SHORT TASK - Output every line exactly as written. Leave out pictures.
START
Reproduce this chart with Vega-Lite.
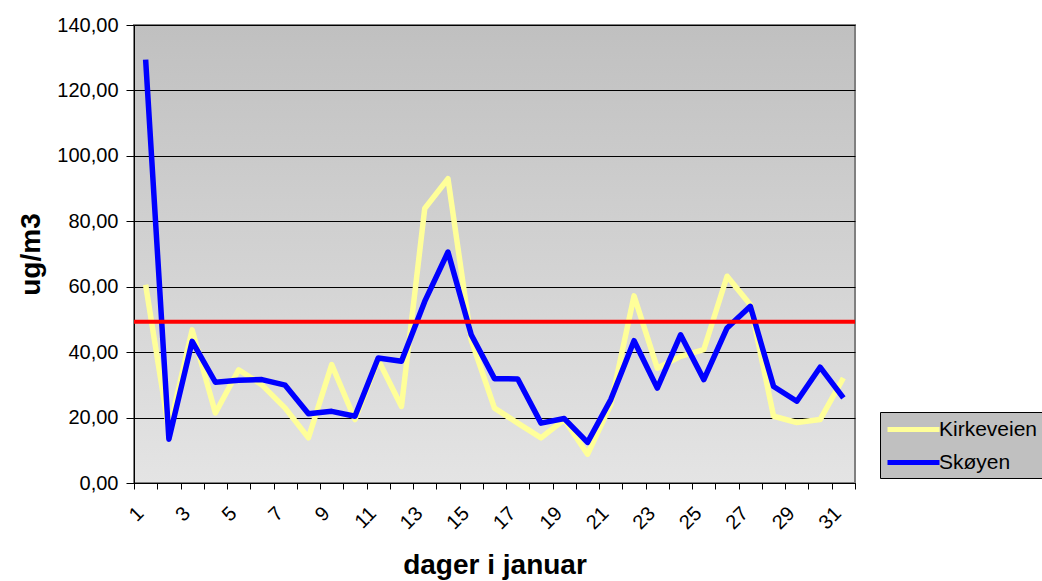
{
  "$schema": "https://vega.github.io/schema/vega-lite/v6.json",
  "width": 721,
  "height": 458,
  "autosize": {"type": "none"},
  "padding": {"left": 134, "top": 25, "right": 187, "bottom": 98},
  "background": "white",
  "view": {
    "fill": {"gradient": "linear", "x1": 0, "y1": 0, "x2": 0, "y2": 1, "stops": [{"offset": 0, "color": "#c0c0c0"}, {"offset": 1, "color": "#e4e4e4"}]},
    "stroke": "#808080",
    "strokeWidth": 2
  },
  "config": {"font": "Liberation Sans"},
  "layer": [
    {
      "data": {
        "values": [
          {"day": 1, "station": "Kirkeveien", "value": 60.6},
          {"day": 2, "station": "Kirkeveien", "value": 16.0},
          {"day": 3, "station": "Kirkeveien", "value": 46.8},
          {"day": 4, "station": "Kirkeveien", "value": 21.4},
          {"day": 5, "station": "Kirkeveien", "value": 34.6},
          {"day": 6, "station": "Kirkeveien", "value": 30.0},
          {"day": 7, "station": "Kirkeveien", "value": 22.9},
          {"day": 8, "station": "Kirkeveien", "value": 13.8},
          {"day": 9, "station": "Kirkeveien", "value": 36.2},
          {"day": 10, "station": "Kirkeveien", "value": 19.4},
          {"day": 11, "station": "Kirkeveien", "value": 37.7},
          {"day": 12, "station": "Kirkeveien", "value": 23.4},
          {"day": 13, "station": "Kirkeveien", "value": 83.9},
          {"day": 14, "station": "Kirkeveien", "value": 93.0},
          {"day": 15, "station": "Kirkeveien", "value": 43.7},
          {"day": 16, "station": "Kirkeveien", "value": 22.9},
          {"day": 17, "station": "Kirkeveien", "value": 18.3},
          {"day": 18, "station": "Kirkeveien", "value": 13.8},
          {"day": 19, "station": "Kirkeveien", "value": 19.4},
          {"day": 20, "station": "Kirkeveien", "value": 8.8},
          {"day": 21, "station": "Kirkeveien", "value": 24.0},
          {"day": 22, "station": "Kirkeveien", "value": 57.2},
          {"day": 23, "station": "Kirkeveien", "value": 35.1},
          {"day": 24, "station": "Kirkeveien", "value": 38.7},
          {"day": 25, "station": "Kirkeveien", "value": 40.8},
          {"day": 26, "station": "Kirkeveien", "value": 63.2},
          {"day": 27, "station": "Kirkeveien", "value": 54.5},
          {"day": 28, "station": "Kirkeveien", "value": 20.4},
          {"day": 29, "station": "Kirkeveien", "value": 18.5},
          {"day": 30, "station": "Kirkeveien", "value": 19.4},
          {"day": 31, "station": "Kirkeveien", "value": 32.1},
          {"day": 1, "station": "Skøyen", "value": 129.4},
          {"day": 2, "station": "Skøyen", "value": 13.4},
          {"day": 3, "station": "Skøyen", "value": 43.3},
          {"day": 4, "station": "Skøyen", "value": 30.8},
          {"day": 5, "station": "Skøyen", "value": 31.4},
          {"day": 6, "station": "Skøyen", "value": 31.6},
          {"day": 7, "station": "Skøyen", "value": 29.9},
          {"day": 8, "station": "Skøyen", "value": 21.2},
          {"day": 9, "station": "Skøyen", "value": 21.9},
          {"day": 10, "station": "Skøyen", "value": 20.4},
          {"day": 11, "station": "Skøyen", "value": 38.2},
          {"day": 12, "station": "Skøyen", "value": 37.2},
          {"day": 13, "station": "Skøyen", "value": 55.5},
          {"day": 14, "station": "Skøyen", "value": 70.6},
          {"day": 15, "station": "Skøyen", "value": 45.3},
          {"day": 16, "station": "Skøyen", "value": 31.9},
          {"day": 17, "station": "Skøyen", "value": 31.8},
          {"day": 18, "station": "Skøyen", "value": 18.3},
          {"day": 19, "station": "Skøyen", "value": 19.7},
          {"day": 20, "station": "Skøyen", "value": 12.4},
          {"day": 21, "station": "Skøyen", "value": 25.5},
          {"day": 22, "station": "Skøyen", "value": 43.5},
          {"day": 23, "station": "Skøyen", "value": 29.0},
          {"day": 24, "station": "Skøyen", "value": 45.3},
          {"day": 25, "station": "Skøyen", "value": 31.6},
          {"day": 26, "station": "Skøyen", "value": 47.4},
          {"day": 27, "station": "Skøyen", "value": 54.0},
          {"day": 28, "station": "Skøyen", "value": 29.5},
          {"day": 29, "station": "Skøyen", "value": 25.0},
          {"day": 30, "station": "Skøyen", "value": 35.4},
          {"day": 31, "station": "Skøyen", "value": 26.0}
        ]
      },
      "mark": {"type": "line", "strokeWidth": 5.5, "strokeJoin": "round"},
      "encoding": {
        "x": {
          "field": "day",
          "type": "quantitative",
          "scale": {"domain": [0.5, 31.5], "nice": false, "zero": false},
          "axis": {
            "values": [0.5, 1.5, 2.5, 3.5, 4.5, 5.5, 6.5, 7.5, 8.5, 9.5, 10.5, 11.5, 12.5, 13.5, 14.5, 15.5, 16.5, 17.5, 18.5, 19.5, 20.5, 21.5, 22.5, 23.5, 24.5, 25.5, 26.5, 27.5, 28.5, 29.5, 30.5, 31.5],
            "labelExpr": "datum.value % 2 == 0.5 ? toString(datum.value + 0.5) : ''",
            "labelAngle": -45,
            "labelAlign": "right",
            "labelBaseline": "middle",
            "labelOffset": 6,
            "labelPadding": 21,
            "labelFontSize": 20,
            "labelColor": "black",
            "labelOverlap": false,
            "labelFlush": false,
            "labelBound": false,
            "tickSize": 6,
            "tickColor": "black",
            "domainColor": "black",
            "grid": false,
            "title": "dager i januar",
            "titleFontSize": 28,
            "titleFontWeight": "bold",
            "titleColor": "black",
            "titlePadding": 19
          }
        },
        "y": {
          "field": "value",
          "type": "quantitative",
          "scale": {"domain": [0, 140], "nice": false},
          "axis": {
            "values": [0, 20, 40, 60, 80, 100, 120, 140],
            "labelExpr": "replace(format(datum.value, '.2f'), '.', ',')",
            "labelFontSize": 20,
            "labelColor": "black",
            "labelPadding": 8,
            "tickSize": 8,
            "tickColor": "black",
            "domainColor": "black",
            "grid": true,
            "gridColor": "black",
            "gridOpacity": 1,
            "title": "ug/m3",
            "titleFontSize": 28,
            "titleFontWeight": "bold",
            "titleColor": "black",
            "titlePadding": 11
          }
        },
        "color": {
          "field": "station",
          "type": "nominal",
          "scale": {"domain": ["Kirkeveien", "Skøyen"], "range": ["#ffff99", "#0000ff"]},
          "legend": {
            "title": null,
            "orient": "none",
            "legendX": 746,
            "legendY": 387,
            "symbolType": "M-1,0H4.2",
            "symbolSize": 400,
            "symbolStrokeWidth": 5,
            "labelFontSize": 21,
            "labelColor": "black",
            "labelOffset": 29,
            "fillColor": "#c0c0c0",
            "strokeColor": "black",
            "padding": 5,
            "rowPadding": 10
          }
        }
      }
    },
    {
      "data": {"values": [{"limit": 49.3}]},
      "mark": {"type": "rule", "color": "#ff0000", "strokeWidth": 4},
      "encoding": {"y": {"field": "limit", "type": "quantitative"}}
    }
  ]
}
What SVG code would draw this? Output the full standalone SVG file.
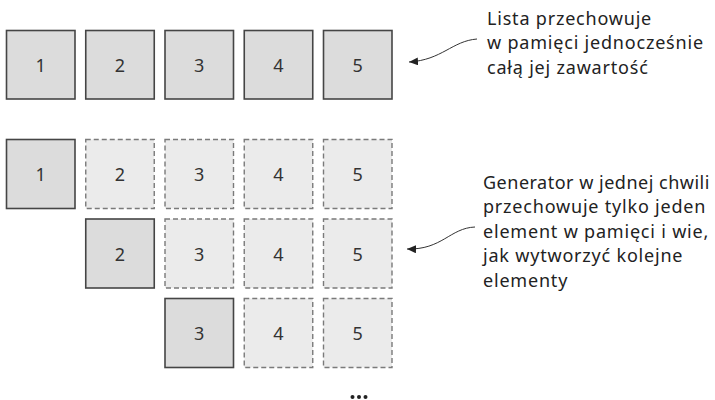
END
RIGHT ANSWER -
Reproduce this chart with Vega-Lite.
{
  "$schema": "https://vega.github.io/schema/vega-lite/v6.json",
  "width": 721,
  "height": 458,
  "autosize": {"type": "none"},
  "padding": {"left": 134, "top": 25, "right": 187, "bottom": 98},
  "background": "white",
  "view": {
    "fill": {"gradient": "linear", "x1": 0, "y1": 0, "x2": 0, "y2": 1, "stops": [{"offset": 0, "color": "#c0c0c0"}, {"offset": 1, "color": "#e4e4e4"}]},
    "stroke": "#808080",
    "strokeWidth": 2
  },
  "config": {"font": "Liberation Sans"},
  "layer": [
    {
      "data": {
        "values": [
          {"day": 1, "station": "Kirkeveien", "value": 60.6},
          {"day": 2, "station": "Kirkeveien", "value": 16.0},
          {"day": 3, "station": "Kirkeveien", "value": 46.8},
          {"day": 4, "station": "Kirkeveien", "value": 21.4},
          {"day": 5, "station": "Kirkeveien", "value": 34.6},
          {"day": 6, "station": "Kirkeveien", "value": 30.0},
          {"day": 7, "station": "Kirkeveien", "value": 22.9},
          {"day": 8, "station": "Kirkeveien", "value": 13.8},
          {"day": 9, "station": "Kirkeveien", "value": 36.2},
          {"day": 10, "station": "Kirkeveien", "value": 19.4},
          {"day": 11, "station": "Kirkeveien", "value": 37.7},
          {"day": 12, "station": "Kirkeveien", "value": 23.4},
          {"day": 13, "station": "Kirkeveien", "value": 83.9},
          {"day": 14, "station": "Kirkeveien", "value": 93.0},
          {"day": 15, "station": "Kirkeveien", "value": 43.7},
          {"day": 16, "station": "Kirkeveien", "value": 22.9},
          {"day": 17, "station": "Kirkeveien", "value": 18.3},
          {"day": 18, "station": "Kirkeveien", "value": 13.8},
          {"day": 19, "station": "Kirkeveien", "value": 19.4},
          {"day": 20, "station": "Kirkeveien", "value": 8.8},
          {"day": 21, "station": "Kirkeveien", "value": 24.0},
          {"day": 22, "station": "Kirkeveien", "value": 57.2},
          {"day": 23, "station": "Kirkeveien", "value": 35.1},
          {"day": 24, "station": "Kirkeveien", "value": 38.7},
          {"day": 25, "station": "Kirkeveien", "value": 40.8},
          {"day": 26, "station": "Kirkeveien", "value": 63.2},
          {"day": 27, "station": "Kirkeveien", "value": 54.5},
          {"day": 28, "station": "Kirkeveien", "value": 20.4},
          {"day": 29, "station": "Kirkeveien", "value": 18.5},
          {"day": 30, "station": "Kirkeveien", "value": 19.4},
          {"day": 31, "station": "Kirkeveien", "value": 32.1},
          {"day": 1, "station": "Skøyen", "value": 129.4},
          {"day": 2, "station": "Skøyen", "value": 13.4},
          {"day": 3, "station": "Skøyen", "value": 43.3},
          {"day": 4, "station": "Skøyen", "value": 30.8},
          {"day": 5, "station": "Skøyen", "value": 31.4},
          {"day": 6, "station": "Skøyen", "value": 31.6},
          {"day": 7, "station": "Skøyen", "value": 29.9},
          {"day": 8, "station": "Skøyen", "value": 21.2},
          {"day": 9, "station": "Skøyen", "value": 21.9},
          {"day": 10, "station": "Skøyen", "value": 20.4},
          {"day": 11, "station": "Skøyen", "value": 38.2},
          {"day": 12, "station": "Skøyen", "value": 37.2},
          {"day": 13, "station": "Skøyen", "value": 55.5},
          {"day": 14, "station": "Skøyen", "value": 70.6},
          {"day": 15, "station": "Skøyen", "value": 45.3},
          {"day": 16, "station": "Skøyen", "value": 31.9},
          {"day": 17, "station": "Skøyen", "value": 31.8},
          {"day": 18, "station": "Skøyen", "value": 18.3},
          {"day": 19, "station": "Skøyen", "value": 19.7},
          {"day": 20, "station": "Skøyen", "value": 12.4},
          {"day": 21, "station": "Skøyen", "value": 25.5},
          {"day": 22, "station": "Skøyen", "value": 43.5},
          {"day": 23, "station": "Skøyen", "value": 29.0},
          {"day": 24, "station": "Skøyen", "value": 45.3},
          {"day": 25, "station": "Skøyen", "value": 31.6},
          {"day": 26, "station": "Skøyen", "value": 47.4},
          {"day": 27, "station": "Skøyen", "value": 54.0},
          {"day": 28, "station": "Skøyen", "value": 29.5},
          {"day": 29, "station": "Skøyen", "value": 25.0},
          {"day": 30, "station": "Skøyen", "value": 35.4},
          {"day": 31, "station": "Skøyen", "value": 26.0}
        ]
      },
      "mark": {"type": "line", "strokeWidth": 5.5, "strokeJoin": "round"},
      "encoding": {
        "x": {
          "field": "day",
          "type": "quantitative",
          "scale": {"domain": [0.5, 31.5], "nice": false, "zero": false},
          "axis": {
            "values": [0.5, 1.5, 2.5, 3.5, 4.5, 5.5, 6.5, 7.5, 8.5, 9.5, 10.5, 11.5, 12.5, 13.5, 14.5, 15.5, 16.5, 17.5, 18.5, 19.5, 20.5, 21.5, 22.5, 23.5, 24.5, 25.5, 26.5, 27.5, 28.5, 29.5, 30.5, 31.5],
            "labelExpr": "datum.value % 2 == 0.5 ? toString(datum.value + 0.5) : ''",
            "labelAngle": -45,
            "labelAlign": "right",
            "labelBaseline": "middle",
            "labelOffset": 6,
            "labelPadding": 21,
            "labelFontSize": 20,
            "labelColor": "black",
            "labelOverlap": false,
            "labelFlush": false,
            "labelBound": false,
            "tickSize": 6,
            "tickColor": "black",
            "domainColor": "black",
            "grid": false,
            "title": "dager i januar",
            "titleFontSize": 28,
            "titleFontWeight": "bold",
            "titleColor": "black",
            "titlePadding": 19
          }
        },
        "y": {
          "field": "value",
          "type": "quantitative",
          "scale": {"domain": [0, 140], "nice": false},
          "axis": {
            "values": [0, 20, 40, 60, 80, 100, 120, 140],
            "labelExpr": "replace(format(datum.value, '.2f'), '.', ',')",
            "labelFontSize": 20,
            "labelColor": "black",
            "labelPadding": 8,
            "tickSize": 8,
            "tickColor": "black",
            "domainColor": "black",
            "grid": true,
            "gridColor": "black",
            "gridOpacity": 1,
            "title": "ug/m3",
            "titleFontSize": 28,
            "titleFontWeight": "bold",
            "titleColor": "black",
            "titlePadding": 11
          }
        },
        "color": {
          "field": "station",
          "type": "nominal",
          "scale": {"domain": ["Kirkeveien", "Skøyen"], "range": ["#ffff99", "#0000ff"]},
          "legend": {
            "title": null,
            "orient": "none",
            "legendX": 746,
            "legendY": 387,
            "symbolType": "M-1,0H4.2",
            "symbolSize": 400,
            "symbolStrokeWidth": 5,
            "labelFontSize": 21,
            "labelColor": "black",
            "labelOffset": 29,
            "fillColor": "#c0c0c0",
            "strokeColor": "black",
            "padding": 5,
            "rowPadding": 10
          }
        }
      }
    },
    {
      "data": {"values": [{"limit": 49.3}]},
      "mark": {"type": "rule", "color": "#ff0000", "strokeWidth": 4},
      "encoding": {"y": {"field": "limit", "type": "quantitative"}}
    }
  ]
}
What SVG code would draw this? Output the full standalone SVG file.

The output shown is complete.